*STATED PROBLEM*
Review the listing and copy each line that holds the word "this".

*RECORDED INFORMATION*
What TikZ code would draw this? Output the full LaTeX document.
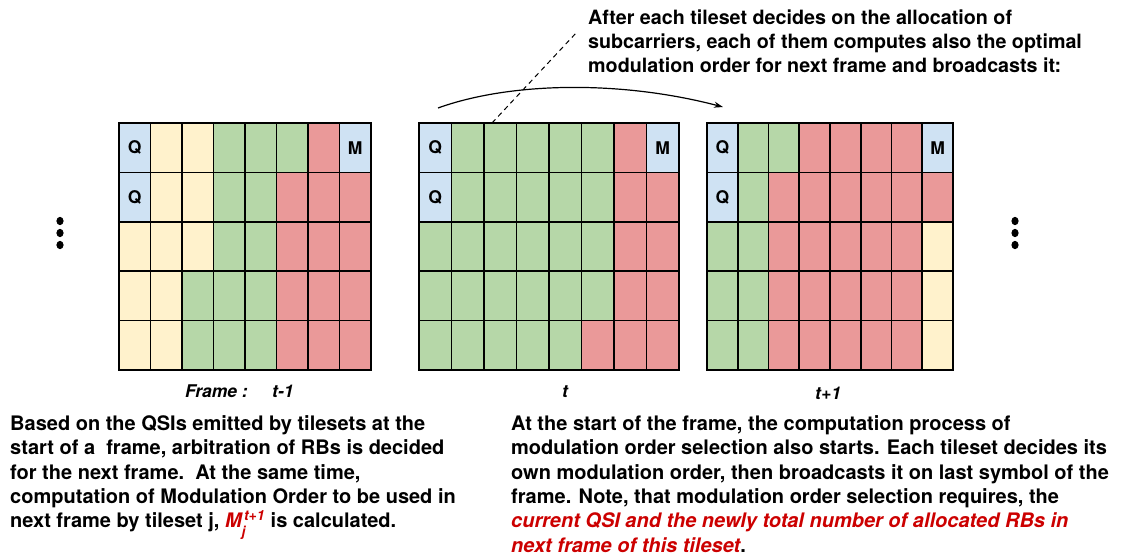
\documentclass[tikz,border=0pt]{standalone}
\usepackage{fontspec}
\setmainfont{TeX Gyre Heros}
\usetikzlibrary{arrows.meta}

\definecolor{cellq}{HTML}{CFE2F3}
\definecolor{cellm}{HTML}{CFE2F3}
\definecolor{celly}{HTML}{FFF2CC}
\definecolor{cellg}{HTML}{B6D7A8}
\definecolor{cellr}{HTML}{EA9999}
\definecolor{notered}{HTML}{CC0000}

\tikzset{
  cell/.style={draw=black, line width=1.6pt},
  symlabel/.style={font=\fontsize{17.5}{20}\selectfont\bfseries, inner sep=0pt},
  framelabel/.style={font=\fontsize{17.5}{20}\selectfont\bfseries\itshape, inner sep=0pt, anchor=base west},
  note/.style={align=left, inner sep=0pt, anchor=north west},
}

% one frame: name, left x, cell width, rows of cell codes
\newcommand{\framegrid}[4]{%
  \foreach \row [count=\j] in {#4} {
    \foreach \c [count=\i] in \row {
      \filldraw[cell, fill=cell\c] ({#2+(\i-1)*#3},{123+(\j-1)*49.4}) rectangle ++(#3,49.4);
      \coordinate (#1-\j-\i) at ({#2+(\i-0.5)*#3},{123+(\j-0.5)*49.4});
    }
  }
}

\begin{document}
\begin{tikzpicture}[x=1pt,y=-1pt]
  \useasboundingbox (0,0) rectangle (1123,556);

  % frames t-1, t, t+1
  \framegrid{A}{119}{31.5}{{q,y,y,g,g,g,r,m},{q,y,y,g,g,r,r,r},{y,y,y,g,g,r,r,r},{y,y,g,g,g,r,r,r},{y,y,g,g,g,r,r,r}}
  \framegrid{B}{419}{32.5}{{q,g,g,g,g,g,r,m},{q,g,g,g,g,g,r,r},{g,g,g,g,g,g,r,r},{g,g,g,g,g,g,r,r},{g,g,g,g,g,r,r,r}}
  \framegrid{C}{707}{30.75}{{q,g,g,r,r,r,r,m},{q,g,r,r,r,r,r,r},{g,g,r,r,r,r,r,y},{g,g,r,r,r,r,r,y},{g,g,r,r,r,r,r,y}}

  \foreach \f in {A,B,C}{
    \node[symlabel] (\f-q1) at (\f-1-1) {Q};
    \node[symlabel] (\f-q2) at (\f-2-1) {Q};
    \node[symlabel] (\f-m) at (\f-1-8) {M};
  }

  \node[framelabel] (framename) at (185,397) {Frame :};
  \node[framelabel] (tprev) at (272,397) {t-1};
  \node[framelabel] (tnow) at (562,397) {t};
  \node[framelabel] (tnext) at (815,399) {t+1};

  % more frames before and after
  \foreach \y in {221,233,245}{
    \fill (60,\y) ellipse (3.6 and 4.2);
    \fill (1015,\y) ellipse (3.6 and 4.2);
  }

  % broadcast of the modulation order
  \coordinate (arcstart) at (438,108);
  \coordinate (arcend) at (723,107);
  \draw[line width=1.2pt, -{Stealth[length=9pt,width=6pt]}] (arcstart) .. controls (510,82) and (620,80) .. (arcend);

  \node[note, font=\fontsize{19.7}{24}\selectfont\bfseries] (topnote) at (588,10)
    {After each tileset decides on the allocation of\\
     subcarriers, each of them computes also the optimal\\
     modulation order for next frame and broadcasts it:};

  \coordinate (dashfoot) at (492,123);
  \coordinate (dashtop) at (577,32);
  \draw[line width=1pt, dash pattern=on 5pt off 4pt] (dashfoot) -- (dashtop);

  \node[note, font=\fontsize{20}{24.3}\selectfont\bfseries] (leftnote) at (10,415.5)
    {Based on the QSIs emitted by tilesets at the\\
     start of a\ \ frame, arbitration of RBs is decided\\
     for the next frame.\ \ At the same time,\\
     computation of Modulation Order to be used in\\
     next frame by tileset j, {\color{notered}\itshape M\rlap{\raisebox{-0.5ex}{\textsubscript{j}}}\textsuperscript{\,t+1}} is calculated.};

  \node[note, font=\fontsize{20}{24.3}\selectfont\bfseries] (rightnote) at (511,415.5)
    {At the start of the frame, the computation process of\\
     modulation order selection also starts. Each tileset decides its\\
     own modulation order, then broadcasts it on last symbol of the\\
     frame. Note, that modulation order selection requires, the\\
     {\color{notered}\itshape current QSI and the newly total number of allocated RBs in}\\
     {\color{notered}\itshape next frame of this tileset}.};
\end{tikzpicture}
\end{document}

*SOLUTION*
What TikZ code would draw this? Output the full LaTeX document.
     {\color{notered}\itshape next frame of this tileset}.};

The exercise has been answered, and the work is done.